── Data ──
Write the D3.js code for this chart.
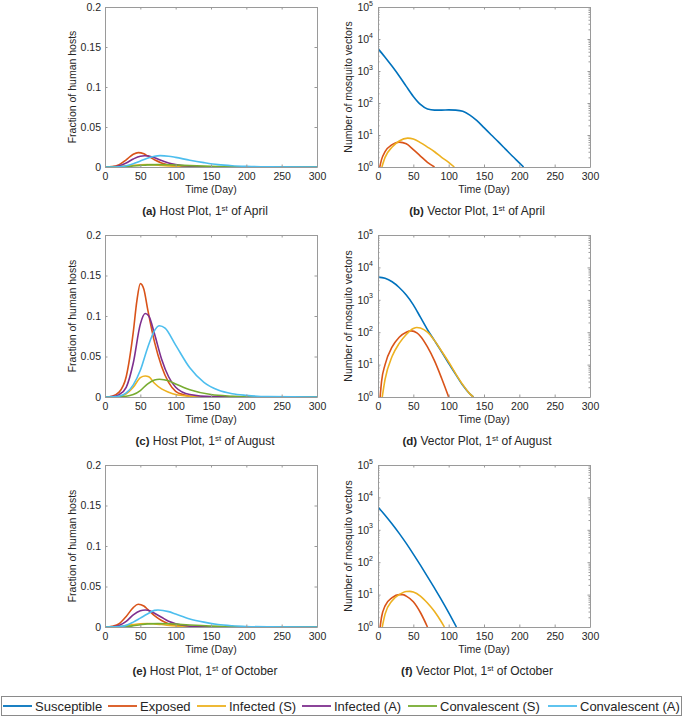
<!DOCTYPE html>
<html>
<head>
<meta charset="utf-8">
<script src="https://cdn.jsdelivr.net/npm/d3@7"></script>
<style>
  body { margin: 0; background: #fff; }
  text { font-family: "Liberation Sans", Arial, sans-serif; fill: #262626; }
</style>
</head>
<body>
<svg id="chart" width="685" height="717"></svg>
<script>
// series names + MATLAB default colours
var seriesNames = ["Susceptible", "Exposed", "Infected (S)", "Infected (A)", "Convalescent (S)", "Convalescent (A)"];
var seriesColors = ["#0072BD", "#D95319", "#EDB120", "#7E2F8E", "#77AC30", "#4DBEEE"];

var dayTicks = [0, 50, 100, 150, 200, 250, 300];
var hostTicks = [0, 0.05, 0.1, 0.15, 0.2];
var vectorTicks = [1, 10, 100, 1000, 10000, 100000];

// ---- host plot, 1st of April  [day, fraction]
var aprHostExposed = [[0,0],[10,0.0005],[20,0.003],[30,0.009],[40,0.016],[47,0.018],[55,0.0165],[60,0.014],[70,0.009],[80,0.005],[90,0.0025],[100,0.0012],[120,0.0003],[150,0],[300,0]];
var aprHostInfS = [[0,0],[20,0.0005],[30,0.0013],[40,0.0022],[50,0.0028],[60,0.003],[70,0.0027],[80,0.002],[100,0.0009],[120,0.0003],[150,0],[300,0]];
var aprHostInfA = [[0,0],[10,0.0002],[20,0.0015],[30,0.005],[40,0.01],[50,0.0135],[56,0.014],[62,0.0137],[70,0.0115],[80,0.008],[90,0.005],[100,0.003],[120,0.001],[150,0.0002],[300,0]];
var aprHostConvS = [[0,0],[30,0.0005],[40,0.0012],[50,0.002],[60,0.0027],[75,0.003],[90,0.0028],[100,0.0025],[120,0.0017],[150,0.0008],[200,0.0001],[300,0]];
var aprHostConvA = [[0,0],[20,0.0003],[30,0.0015],[40,0.004],[50,0.0075],[60,0.011],[70,0.0135],[78,0.0142],[90,0.0135],[100,0.012],[120,0.0085],[140,0.0055],[160,0.003],[180,0.0016],[200,0.0008],[230,0.0002],[300,0]];

// ---- vector plot, 1st of April  [day, count]
var aprVecSusc = [[0,5000],[10,2700],[20,1400],[30,700],[40,330],[50,160],[60,90],[70,65],[80,60],[90,60],[100,61],[110,60],[120,55],[130,42],[140,28],[150,17],[160,10.2],[170,6.2],[180,3.7],[190,2.2],[200,1.35],[206,1]];
var aprVecExposed = [[2.5,1],[5,1.7],[10,3],[20,5],[30,6],[40,5.3],[50,3.5],[60,2.2],[70,1.4],[80,1]];
var aprVecInfS = [[5.5,1],[10,2],[20,4.2],[30,6.5],[42,8],[50,7.5],[60,5.8],[70,4.2],[80,3],[90,2],[100,1.4],[108,1]];

// ---- host plot, 1st of August
var augHostExposed = [[0,0],[10,0.001],[20,0.006],[30,0.025],[40,0.08],[45,0.118],[50,0.14],[55,0.133],[60,0.11],[70,0.068],[80,0.038],[90,0.018],[100,0.007],[110,0.003],[120,0.001],[150,0],[300,0]];
var augHostInfS = [[0,0],[20,0.001],[30,0.004],[40,0.012],[50,0.024],[57,0.026],[62,0.025],[70,0.017],[80,0.01],[90,0.006],[100,0.003],[120,0.001],[150,0],[300,0]];
var augHostInfA = [[0,0],[10,0.0005],[20,0.003],[30,0.012],[40,0.042],[50,0.09],[57,0.103],[62,0.1],[70,0.078],[80,0.047],[90,0.025],[100,0.012],[120,0.003],[150,0.0005],[300,0]];
var augHostConvS = [[0,0],[30,0.001],[40,0.003],[50,0.008],[60,0.016],[70,0.021],[77,0.022],[90,0.02],[100,0.016],[120,0.009],[150,0.003],[180,0.001],[220,0],[300,0]];
var augHostConvA = [[0,0],[20,0.001],[30,0.005],[40,0.015],[50,0.033],[60,0.06],[70,0.082],[77,0.088],[85,0.085],[100,0.064],[120,0.036],[140,0.018],[160,0.0085],[180,0.004],[200,0.002],[230,0.0005],[300,0]];

// ---- vector plot, 1st of August
var augVecSusc = [[0,5000],[10,4600],[20,3600],[30,2400],[40,1400],[50,700],[60,290],[70,120],[80,55],[90,25],[100,11],[110,5],[120,2.3],[130,1.25],[135,1]];
var augVecExposed = [[3,1],[5,3],[10,10],[20,35],[30,70],[40,100],[47,110],[55,95],[60,75],[70,35],[80,13],[90,3.8],[100,1]];
var augVecInfS = [[6,1],[10,3.5],[20,18],[30,45],[40,85],[50,130],[55,140],[60,135],[70,100],[80,55],[90,26],[100,12],[110,5.2],[120,2.4],[130,1.25],[135,1]];

// ---- host plot, 1st of October
var octHostExposed = [[0,0],[10,0.001],[20,0.004],[30,0.013],[40,0.024],[47,0.028],[55,0.026],[60,0.022],[70,0.014],[80,0.008],[90,0.004],[100,0.002],[120,0.0005],[150,0],[300,0]];
var octHostInfS = [[0,0],[20,0.0006],[30,0.0017],[40,0.003],[50,0.004],[60,0.0043],[70,0.0038],[80,0.003],[100,0.0013],[120,0.0004],[150,0],[300,0]];
var octHostInfA = [[0,0],[10,0.0003],[20,0.002],[30,0.007],[40,0.015],[50,0.02],[57,0.021],[65,0.0195],[70,0.017],[80,0.012],[90,0.007],[100,0.004],[120,0.001],[150,0.0002],[300,0]];
var octHostConvS = [[0,0],[30,0.0006],[40,0.0015],[50,0.0028],[60,0.0038],[75,0.0042],[90,0.004],[100,0.0035],[120,0.0024],[150,0.0011],[200,0.0002],[300,0]];
var octHostConvA = [[0,0],[20,0.0005],[30,0.002],[40,0.006],[50,0.011],[60,0.016],[70,0.0205],[75,0.021],[90,0.019],[100,0.016],[120,0.01],[140,0.006],[160,0.003],[180,0.0015],[200,0.0007],[230,0.0002],[300,0]];

// ---- vector plot, 1st of October
var octVecSusc = [[0,5000],[10,2820],[20,1510],[30,776],[40,380],[50,178],[60,81],[70,36],[80,15.8],[90,6.8],[100,2.8],[111,1]];
var octVecExposed = [[3,1],[5,2],[10,4.5],[20,8],[30,10],[35,10],[40,9],[50,6],[60,2.8],[70,1]];
var octVecInfS = [[6,1],[10,2.5],[20,6.5],[30,10],[40,12.5],[45,12.6],[50,12],[60,9],[70,5.5],[80,3],[90,1.4],[94,1]];

var svg = d3.select("#chart");

var colLeft = { x: 105, w: 212 };
var colRight = { x: 378, w: 212 };
var rows = [{ y: 7, h: 160 }, { y: 235, h: 162 }, { y: 465, h: 162 }];

var panels = [
  { col: colLeft,  row: rows[0], type: "host",   letter: "(a)", kind: "Host Plot",   month: "April",   series: [[1, aprHostExposed], [2, aprHostInfS], [3, aprHostInfA], [4, aprHostConvS], [5, aprHostConvA]] },
  { col: colRight, row: rows[0], type: "vector", letter: "(b)", kind: "Vector Plot", month: "April",   series: [[0, aprVecSusc], [1, aprVecExposed], [2, aprVecInfS]] },
  { col: colLeft,  row: rows[1], type: "host",   letter: "(c)", kind: "Host Plot",   month: "August",  series: [[1, augHostExposed], [2, augHostInfS], [3, augHostInfA], [4, augHostConvS], [5, augHostConvA]] },
  { col: colRight, row: rows[1], type: "vector", letter: "(d)", kind: "Vector Plot", month: "August",  series: [[0, augVecSusc], [1, augVecExposed], [2, augVecInfS]] },
  { col: colLeft,  row: rows[2], type: "host",   letter: "(e)", kind: "Host Plot",   month: "October", series: [[1, octHostExposed], [2, octHostInfS], [3, octHostInfA], [4, octHostConvS], [5, octHostConvA]] },
  { col: colRight, row: rows[2], type: "vector", letter: "(f)", kind: "Vector Plot", month: "October", series: [[0, octVecSusc], [1, octVecExposed], [2, octVecInfS]] }
];

var axisGrey = "#9a9a9a";

panels.forEach(function(p, i) {
  var w = p.col.w, h = p.row.h;
  var g = svg.append("g").attr("transform", `translate(${p.col.x}, ${p.row.y})`);

  var x = d3.scaleLinear().domain([0, 300]).range([0, w]);
  var y = p.type === "host"
    ? d3.scaleLinear().domain([0, 0.2]).range([h, 0])
    : d3.scaleLog().domain([1, 1e5]).range([h, 0]);

  // clip lines to plot box
  g.append("clipPath").attr("id", "clip" + i)
    .append("rect").attr("width", w).attr("height", h);

  var line = d3.line()
    .x(d => x(d[0]))
    .y(d => y(d[1]))
    .curve(d3.curveMonotoneX);

  var lines = g.append("g").attr("clip-path", `url(#clip${i})`);
  p.series.forEach(function(s) {
    lines.append("path")
      .datum(s[1])
      .attr("d", line)
      .attr("fill", "none")
      .attr("stroke", seriesColors[s[0]])
      .attr("stroke-width", 1.6)
      .attr("stroke-linejoin", "round");
  });

  // bottom axis
  var bottom = g.append("g")
    .attr("transform", `translate(0, ${h})`)
    .call(d3.axisBottom(x).tickValues(dayTicks).tickSizeInner(-2.5).tickSizeOuter(0).tickPadding(6));
  // top axis (ticks only)
  var top = g.append("g")
    .call(d3.axisTop(x).tickValues(dayTicks).tickSizeInner(-2.5).tickSizeOuter(0).tickFormat(""));

  var left, right;
  if (p.type === "host") {
    left = g.append("g")
      .call(d3.axisLeft(y).tickValues(hostTicks).tickSizeInner(-2.5).tickSizeOuter(0).tickPadding(4)
        .tickFormat(d => d === 0 ? "0" : String(+d.toFixed(2))));
    right = g.append("g").attr("transform", `translate(${w}, 0)`)
      .call(d3.axisRight(y).tickValues(hostTicks).tickSizeInner(-2.5).tickSizeOuter(0).tickFormat(""));
  } else {
    left = g.append("g")
      .call(d3.axisLeft(y).tickValues(vectorTicks).tickSizeInner(-2.5).tickSizeOuter(0).tickPadding(9).tickFormat(""));
    right = g.append("g").attr("transform", `translate(${w}, 0)`)
      .call(d3.axisRight(y).tickValues(vectorTicks).tickSizeInner(-2.5).tickSizeOuter(0).tickFormat(""));

    // minor log ticks
    var minor = [];
    for (var k = 0; k < 5; k++) for (var m = 2; m < 10; m++) minor.push(m * Math.pow(10, k));
    var ml = g.append("g").call(d3.axisLeft(y).tickValues(minor).tickSizeInner(-1.5).tickSizeOuter(0).tickFormat(""));
    var mr = g.append("g").attr("transform", `translate(${w}, 0)`)
      .call(d3.axisRight(y).tickValues(minor).tickSizeInner(-1.5).tickSizeOuter(0).tickFormat(""));
    [ml, mr].forEach(a => { a.select(".domain").remove(); a.selectAll("line").attr("stroke", axisGrey); });

    // 10^n labels
    left.selectAll(".tick").each(function(d) {
      var t = d3.select(this).append("text")
        .attr("x", -5).attr("dy", "0.32em")
        .attr("text-anchor", "end");
      t.append("tspan").text("10");
      t.append("tspan").attr("class", "exp").attr("dy", "-0.75em").text(Math.round(Math.log10(d)));
    });
  }

  [bottom, top, left, right].forEach(function(a) {
    a.select(".domain").attr("stroke", axisGrey).attr("stroke-width", 1);
    a.selectAll(".tick line").attr("stroke", axisGrey);
    a.selectAll("text").attr("font-size", 10.5).attr("fill", "#262626")
      .attr("font-family", '"Liberation Sans", Arial, sans-serif');
  });
  left.selectAll("tspan.exp").attr("font-size", 7);

  // axis titles
  g.append("text")
    .attr("x", w / 2).attr("y", h + 26)
    .attr("text-anchor", "middle")
    .attr("font-size", 10.5)
    .text("Time (Day)");

  g.append("text")
    .attr("transform", `translate(${p.type === "host" ? -29 : -26}, ${h / 2}) rotate(-90)`)
    .attr("text-anchor", "middle")
    .attr("font-size", 10.5)
    .text(p.type === "host" ? "Fraction of human hosts" : "Number of mosquito vectors");

  // sub-caption
  var cap = g.append("text")
    .attr("x", w / 2 + (p.type === "host" ? -6 : -7)).attr("y", h + 48)
    .attr("text-anchor", "middle")
    .attr("font-size", 12)
    .attr("font-family", '"Liberation Serif", "Times New Roman", serif');
  cap.append("tspan").attr("font-family", '"Liberation Sans", Arial, sans-serif').attr("font-weight", "bold").attr("font-size", 11.5).text(p.letter);
  cap.append("tspan").text(" " + p.kind + ", 1");
  cap.append("tspan").attr("font-size", 8).attr("dy", -4.5).text("st");
  cap.append("tspan").attr("dy", 4.5).text(" of " + p.month);
});

// legend
var legend = svg.append("g");
legend.append("rect")
  .attr("x", 1.5).attr("y", 696.5)
  .attr("width", 680).attr("height", 19)
  .attr("fill", "#fff")
  .attr("stroke", "#8a8a8a")
  .attr("stroke-width", 1);

var legendX = [3, 108, 197, 302, 408, 548];
seriesNames.forEach(function(name, i) {
  var item = legend.append("g").attr("transform", `translate(${legendX[i]}, 706)`);
  item.append("line")
    .attr("x1", 0).attr("x2", 29)
    .attr("stroke", seriesColors[i])
    .attr("stroke-width", 1.8);
  item.append("text")
    .attr("x", 32).attr("y", 4.6)
    .attr("font-size", 13)
    .text(name);
});
</script>
</body>
</html>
───
What is asked >> Restate, line by line and word for word, everything from the top of the material through the line that contains "var vectorTicks = [1, 10, 100, 1000, 10000, 100000];". Leave pictures out.

Result of the exercise >>
Write the D3.js code for this chart.
<!DOCTYPE html>
<html>
<head>
<meta charset="utf-8">
<script src="https://cdn.jsdelivr.net/npm/d3@7"></script>
<style>
  body { margin: 0; background: #fff; }
  text { font-family: "Liberation Sans", Arial, sans-serif; fill: #262626; }
</style>
</head>
<body>
<svg id="chart" width="685" height="717"></svg>
<script>
// series names + MATLAB default colours
var seriesNames = ["Susceptible", "Exposed", "Infected (S)", "Infected (A)", "Convalescent (S)", "Convalescent (A)"];
var seriesColors = ["#0072BD", "#D95319", "#EDB120", "#7E2F8E", "#77AC30", "#4DBEEE"];

var dayTicks = [0, 50, 100, 150, 200, 250, 300];
var hostTicks = [0, 0.05, 0.1, 0.15, 0.2];
var vectorTicks = [1, 10, 100, 1000, 10000, 100000];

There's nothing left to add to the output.